◆ Objective: Copy exactly, and only, the lines below from the first through the one containing "import plotly.graph_objects as go", both included; pictures are omitted.

((

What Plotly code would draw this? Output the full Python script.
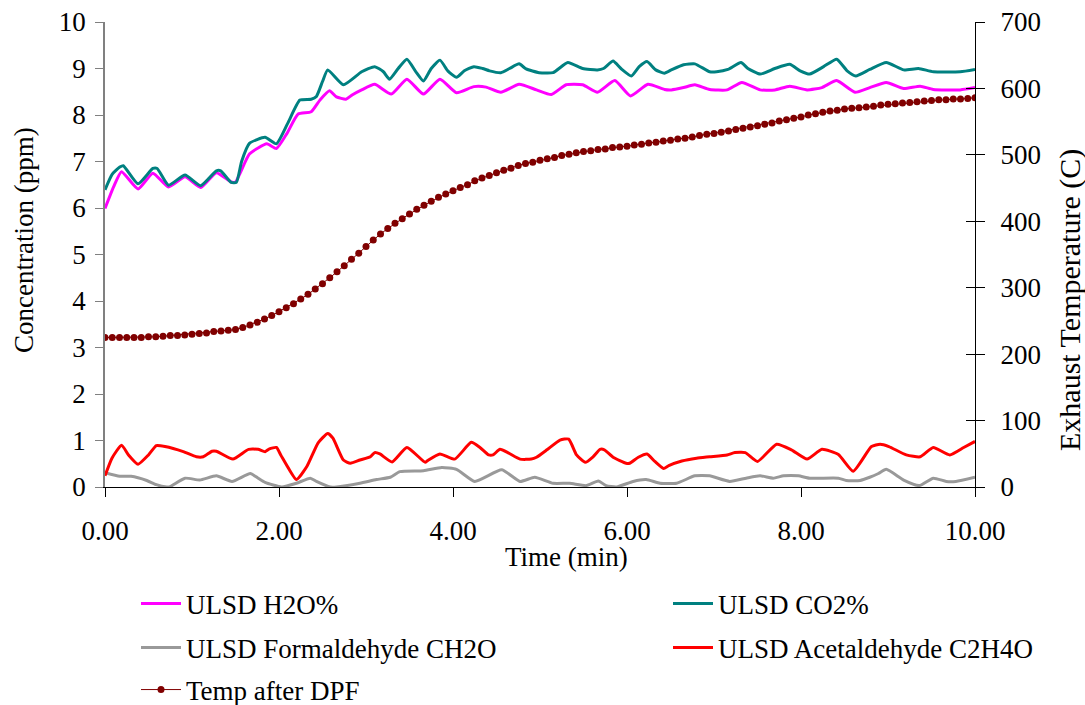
import plotly.graph_objects as go

# ---------------- data ----------------
co2_t = [0, 0.08, 0.17, 0.21, 0.38, 0.55, 0.60, 0.73, 0.92, 1.10, 1.28, 1.33, 1.45, 1.51, 1.57,
         1.66, 1.84, 1.97, 2.10, 2.24, 2.37, 2.43, 2.50, 2.56, 2.74, 2.95, 3.10, 3.20, 3.27, 3.37,
         3.47, 3.58, 3.66, 3.75, 3.85, 3.94, 4.04, 4.13, 4.24, 4.34, 4.42, 4.55, 4.65, 4.76, 4.84,
         4.99, 5.15, 5.32, 5.49, 5.66, 5.73, 5.84, 5.93, 6.05, 6.14, 6.23, 6.33, 6.43, 6.51, 6.65,
         6.78, 6.95, 7.03, 7.16, 7.31, 7.39, 7.53, 7.70, 7.87, 7.99, 8.10, 8.26, 8.41, 8.53, 8.63,
         8.79, 8.98, 9.18, 9.35, 9.52, 9.83, 10.0]
co2_v = [6.39, 6.72, 6.88, 6.91, 6.52, 6.85, 6.85, 6.49, 6.71, 6.48, 6.80, 6.80, 6.55, 6.55, 7.00,
         7.39, 7.52, 7.38, 7.82, 8.32, 8.34, 8.40, 8.72, 8.97, 8.65, 8.93, 9.04, 8.93, 8.77, 9.00,
         9.20, 8.91, 8.73, 9.00, 9.18, 8.95, 8.81, 8.95, 9.04, 9.00, 8.95, 8.91, 9.00, 9.10, 8.99,
         8.91, 8.91, 9.13, 9.00, 8.97, 9.00, 9.16, 9.00, 8.84, 9.04, 9.15, 8.97, 8.90, 8.97, 9.08,
         9.10, 8.93, 8.93, 8.98, 9.13, 9.00, 8.88, 9.00, 9.09, 8.95, 8.88, 9.04, 9.20, 8.95, 8.84,
         8.98, 9.13, 8.97, 9.00, 8.93, 8.93, 8.98]

h2o_t = [0, 0.10, 0.19, 0.38, 0.55, 0.73, 0.92, 1.10, 1.28, 1.45, 1.50, 1.66, 1.86, 1.97, 2.09,
         2.22, 2.37, 2.47, 2.58, 2.66, 2.77, 2.84, 2.95, 3.10, 3.29, 3.47, 3.66, 3.85, 4.04, 4.24,
         4.38, 4.55, 4.76, 4.96, 5.13, 5.30, 5.49, 5.66, 5.86, 6.04, 6.24, 6.43, 6.51, 6.65, 6.78,
         6.95, 7.15, 7.32, 7.53, 7.70, 7.87, 8.07, 8.24, 8.41, 8.62, 8.79, 8.98, 9.18, 9.37, 9.52,
         9.83, 10.0]
h2o_v = [5.99, 6.46, 6.78, 6.41, 6.75, 6.45, 6.67, 6.44, 6.76, 6.56, 6.56, 7.16, 7.38, 7.28, 7.60,
         8.02, 8.07, 8.32, 8.52, 8.39, 8.34, 8.43, 8.54, 8.66, 8.45, 8.77, 8.45, 8.77, 8.48, 8.61,
         8.60, 8.49, 8.66, 8.54, 8.44, 8.65, 8.65, 8.49, 8.74, 8.41, 8.66, 8.55, 8.54, 8.59, 8.65,
         8.55, 8.54, 8.70, 8.54, 8.54, 8.62, 8.54, 8.59, 8.74, 8.49, 8.59, 8.70, 8.57, 8.62, 8.55,
         8.54, 8.59]

form_t = [0.0, 0.17, 0.30, 0.48, 0.59, 0.71, 0.74, 0.92, 1.09, 1.28, 1.46, 1.67, 1.76, 1.84, 2.03,
          2.20, 2.36, 2.43, 2.59, 2.66, 2.93, 3.12, 3.28, 3.39, 3.66, 3.87, 4.04, 4.25, 4.56, 4.77,
          4.94, 5.15, 5.34, 5.53, 5.67, 5.76, 5.88, 6.07, 6.22, 6.38, 6.57, 6.78, 6.95, 7.18, 7.37,
          7.53, 7.68, 7.80, 7.97, 8.10, 8.43, 8.52, 8.68, 8.79, 8.89, 8.98, 9.18, 9.36, 9.52, 9.67,
          9.78, 10.0]
form_v = [0.31, 0.23, 0.23, 0.14, 0.05, 0.00, 0.00, 0.19, 0.15, 0.24, 0.12, 0.29, 0.19, 0.10, 0.00,
          0.08, 0.19, 0.12, 0.00, 0.00, 0.08, 0.16, 0.21, 0.33, 0.35, 0.42, 0.38, 0.12, 0.37, 0.12,
          0.21, 0.08, 0.08, 0.03, 0.13, 0.03, 0.00, 0.12, 0.16, 0.08, 0.08, 0.24, 0.24, 0.12, 0.19,
          0.24, 0.19, 0.24, 0.24, 0.19, 0.19, 0.14, 0.14, 0.21, 0.29, 0.38, 0.15, 0.03, 0.19, 0.12,
          0.12, 0.21]

acet_t = [0, 0.08, 0.19, 0.27, 0.38, 0.50, 0.59, 0.69, 0.90, 1.05, 1.13, 1.23, 1.28, 1.47, 1.65,
          1.76, 1.84, 1.89, 1.97, 2.02, 2.11, 2.20, 2.32, 2.45, 2.56, 2.62, 2.74, 2.82, 2.93, 3.05,
          3.10, 3.16, 3.30, 3.47, 3.68, 3.71, 3.85, 4.02, 4.21, 4.31, 4.41, 4.46, 4.54, 4.64, 4.77,
          4.90, 4.96, 5.08, 5.23, 5.33, 5.42, 5.52, 5.61, 5.69, 5.74, 5.84, 5.99, 6.03, 6.13, 6.23,
          6.32, 6.42, 6.48, 6.63, 6.80, 6.95, 7.15, 7.24, 7.36, 7.50, 7.72, 7.89, 8.07, 8.24, 8.43,
          8.60, 8.81, 8.91, 9.01, 9.21, 9.37, 9.52, 9.71, 9.87, 10.0]
acet_v = [0.24, 0.62, 0.90, 0.69, 0.49, 0.69, 0.89, 0.87, 0.76, 0.65, 0.65, 0.77, 0.77, 0.60, 0.81,
          0.81, 0.76, 0.82, 0.85, 0.69, 0.40, 0.16, 0.44, 0.95, 1.15, 1.05, 0.58, 0.51, 0.58, 0.65,
          0.74, 0.71, 0.54, 0.85, 0.53, 0.57, 0.71, 0.60, 0.96, 0.85, 0.69, 0.69, 0.81, 0.73, 0.60,
          0.60, 0.64, 0.80, 1.01, 1.03, 0.69, 0.53, 0.65, 0.81, 0.80, 0.64, 0.51, 0.51, 0.64, 0.71,
          0.55, 0.40, 0.46, 0.56, 0.62, 0.65, 0.69, 0.74, 0.74, 0.55, 0.92, 0.80, 0.60, 0.81, 0.70,
          0.34, 0.87, 0.92, 0.87, 0.69, 0.65, 0.85, 0.69, 0.85, 0.98]

# temperature after DPF, one reading every 5 s (121 points, 0 .. 10 min)
temp_c = [225, 225, 225, 225, 225, 225, 226, 226, 227, 228, 228, 229,
          230, 231, 232, 234, 235, 236, 237, 240, 244, 248, 253, 258,
          264, 270, 276, 283, 290, 298, 306, 315, 324, 333, 343, 352,
          362, 372, 381, 389, 397, 404, 411, 418, 424, 430, 436, 441,
          446, 451, 455, 461, 465, 469, 473, 477, 480, 484, 487, 489,
          492, 494, 496, 499, 501, 503, 505, 506, 508, 509, 511, 512,
          513, 515, 516, 518, 519, 521, 522, 524, 525, 527, 529, 531,
          532, 534, 536, 538, 540, 542, 544, 546, 548, 551, 553, 555,
          557, 560, 562, 564, 566, 567, 569, 570, 571, 572, 573, 575,
          576, 577, 578, 579, 580, 581, 582, 583, 583, 584, 584, 585,
          586]
temp_t = [i * 5 / 60 for i in range(len(temp_c))]

x_ticks = [0, 2, 4, 6, 8, 10]

# ---------------- figure ----------------
FONT = "Liberation Serif"
fig = go.Figure()

fig.add_trace(go.Scatter(x=h2o_t, y=h2o_v, name="ULSD H2O%", mode="lines",
                         line=dict(color="#FF00FF", width=3, shape="spline", smoothing=0.5),
                         legend="legend"))
fig.add_trace(go.Scatter(x=co2_t, y=co2_v, name="ULSD CO2%", mode="lines",
                         line=dict(color="#008080", width=3, shape="spline", smoothing=0.5),
                         legend="legend2"))
fig.add_trace(go.Scatter(x=form_t, y=form_v, name="ULSD Formaldehyde CH2O", mode="lines",
                         line=dict(color="#999999", width=3, shape="spline", smoothing=0.5),
                         legend="legend3"))
fig.add_trace(go.Scatter(x=acet_t, y=acet_v, name="ULSD Acetaldehyde C2H4O", mode="lines",
                         line=dict(color="#FF0000", width=3, shape="spline", smoothing=0.5),
                         legend="legend4"))
fig.add_trace(go.Scatter(x=temp_t, y=temp_c, name="Temp after DPF", mode="lines+markers",
                         yaxis="y2", line=dict(color="#800000", width=1),
                         marker=dict(color="#800000", size=7), legend="legend5"))
# helper trace that draws the inner half of the crossing ticks on the right axis
fig.add_trace(go.Scatter(x=[None], y=[None], yaxis="y3", showlegend=False, hoverinfo="skip"))


def leg(x, y):
    return dict(orientation="h", x=x, y=y, xanchor="left", yanchor="middle",
                font=dict(family=FONT, size=27, color="black"), itemwidth=40,
                bgcolor="rgba(0,0,0,0)", borderwidth=0)


c1 = (136 - 105) / 870
c2 = (668 - 105) / 870
r1, r2, r3 = (487 - 604) / 465, (487 - 648) / 465, (487 - 690) / 465

fig.update_layout(
    width=1085, height=705,
    margin=dict(l=105, r=110, t=22, b=218, autoexpand=False),
    plot_bgcolor="white", paper_bgcolor="white",
    font=dict(family=FONT, size=27, color="black"),
    xaxis=dict(range=[0, 10], tickvals=x_ticks, tickformat=".2f",
               showgrid=False, zeroline=False, showline=True, linecolor="black", linewidth=1,
               ticks="outside", ticklen=9, tickcolor="black", ticklabelstandoff=11),
    yaxis=dict(range=[0, 10], dtick=1, showgrid=False, zeroline=False,
               showline=True, linecolor="#808080", linewidth=1.5,
               ticks="outside", ticklen=8, tickcolor="#808080", ticklabelstandoff=4),
    yaxis2=dict(range=[0, 700], dtick=100, overlaying="y", side="right", anchor="x",
                showgrid=False, zeroline=False, showline=True, linecolor="black", linewidth=1,
                ticks="outside", ticklen=9, tickcolor="black", ticklabelstandoff=10),
    yaxis3=dict(range=[0, 700], dtick=100, overlaying="y", side="right", anchor="x",
                showgrid=False, zeroline=False, showline=False, showticklabels=False,
                ticks="inside", ticklen=9, tickcolor="black"),
    legend=leg(c1, r1), legend2=leg(c2, r1),
    legend3=leg(c1, r2), legend4=leg(c2, r2),
    legend5=leg(c1, r3),
    showlegend=True,
    annotations=[
        dict(text="Time (min)", xref="paper", yref="paper", x=(566 - 105) / 870,
             y=(487 - 557) / 465, xanchor="center", yanchor="middle", showarrow=False,
             font=dict(family=FONT, size=27)),
        dict(text="Concentration (ppm)", xref="paper", yref="paper", x=(24 - 105) / 870,
             y=(487 - 240) / 465, xanchor="center", yanchor="middle", showarrow=False,
             textangle=-90, font=dict(family=FONT, size=27)),
        dict(text="Exhaust Temperature (C)", xref="paper", yref="paper", x=(1070 - 105) / 870,
             y=(487 - 300) / 465, xanchor="center", yanchor="middle", showarrow=False,
             textangle=-90, font=dict(family=FONT, size=30)),
    ],
)

fig.write_html("out.html")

))

◆ Result:
What Plotly code would draw this? Output the full Python script.
import plotly.graph_objects as go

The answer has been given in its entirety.